2. Plawecki Maximizing Chances
Plawecki has so far seized that opportunity, going 3-for-6 with a double in the series against the Nationals. He was also threw out one of the two Nationals who attempted a stolen base when he was behind the plate.
Overall, over the course of the past month, Plawecki is hitting .245/.351/.405 in his 50 games behind the plate.
3. Young Bullpen Pieces Emerging
One thing Mickey Callaway has done a much better job of late is giving the young relievers a chance to prove themselves. So far, two relievers stand out and are making a real case they should be in next year’s Opening Day roster.
In 13 appearances, Drew Smith is 0-0 with a 1.84 ERA and a 1.159 WHIP.
In five scoreless appearances, Daniel Zamora has struck out 10.8 batters per nine.

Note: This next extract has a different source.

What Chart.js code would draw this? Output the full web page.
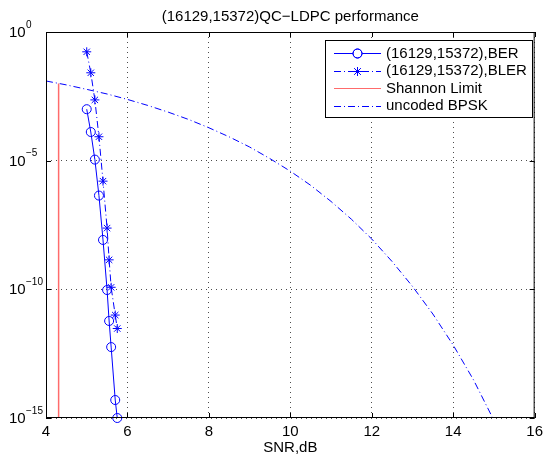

With their performances, Smith and Zamora are proving they belong, and better yet, are showing they should be in the 2019 Mets bullpen.
1. Bruce, 1B
At the beginning of the season, Brandon Nimmo was the most potent bat in the Mets lineup, Juan Lagares‘ offense was a pleasant surprise, Michael Conforto was rushed back from his shoulder injury, and Adrian Gonzalez hit .227/.312/.394 in April.
At that time, it made all the sense in the world to move Jay Bruce to first base to allow the Mets to get Nimmo’s and/or Lagares’ bat in the lineup. It made even more sense considering Bruce’s lingering plantar fasciitis amongst other injuries. Instead, the Mets stubbornly stuck with Gonzalez at first and Bruce in right.
Now, the Mets have gotten good play from Wilmer Flores. In fact, since he took over the everyday first base job in mid-June, he has a 113 wRC+. There’s also Peter Alonso, who only has 32 homers and 109 RBI. By the way, the Mets also have Dominic Smith, who was once regarded as a Top 100 prospect in all of baseball. That was before the Mets messed with his playing time and development.
Of course, now, when the Mets should be giving a chance to Flores, Alonso, or even Smith, the Mets think this is the time for the team to not only give a look at Bruce at first base, but to also intimate Bruce will be the team’s first baseman next year.
This is all completely backwards, which sadly, shouldn’t surprise anyone.
2. McNeil Hurt
One of the reasons Jeff McNeil was not a big name you heard about before this season was his lengthy injury history. That lengthy injury history led Mickey Callaway and his staff to be very cautious in giving McNeil playing time early in his MLB career.
You could understand the Mets caution and wanting to keep McNeil healthy because he’s proven himself to be a potent bat. In 32 games, he’s hitting .342/.402/.481 with a 1.1 WAR.
With the way he has played, he has been one of the bright spots of the Mets season, and he gives fans a reason to watch a team which is 14 games under .500.
That was until McNeil came out of yesterday’s game with a tight quad. While he doesn’t expect to miss much time, with his injury history and the Mets history of dealing with injuries, you are left holding your breath waiting for the bad news.
3. Out to Sewald
Believe it or not, Paul Sewald is a feel-good story. The 2012 10th round draft pick pitched well at each minor league stop, and at age 27, he finally forced his way onto the Major League roster. He pitched well enough last year and during Spring Training to earn his way onto this year’s Opening Day roster.
In April, it looked like he was going to be a key cog in the bullpen as he had a 1.98 ERA while limiting batters to a .191/.235/.255 batting line. After April, he has been a much different pitcher leading to multiple demotions to Triple-A.
While things had been much better in August with him pitching to a 2.25 ERA, Sewald blew up yesterday allowing five earned on three hits and two walks in just one-third of an inning.
With this disastrous outing, Sewald now has a 5.54 ERA. Sadly, this leaves his future not with the Mets but also as a Major League pitcher teetering.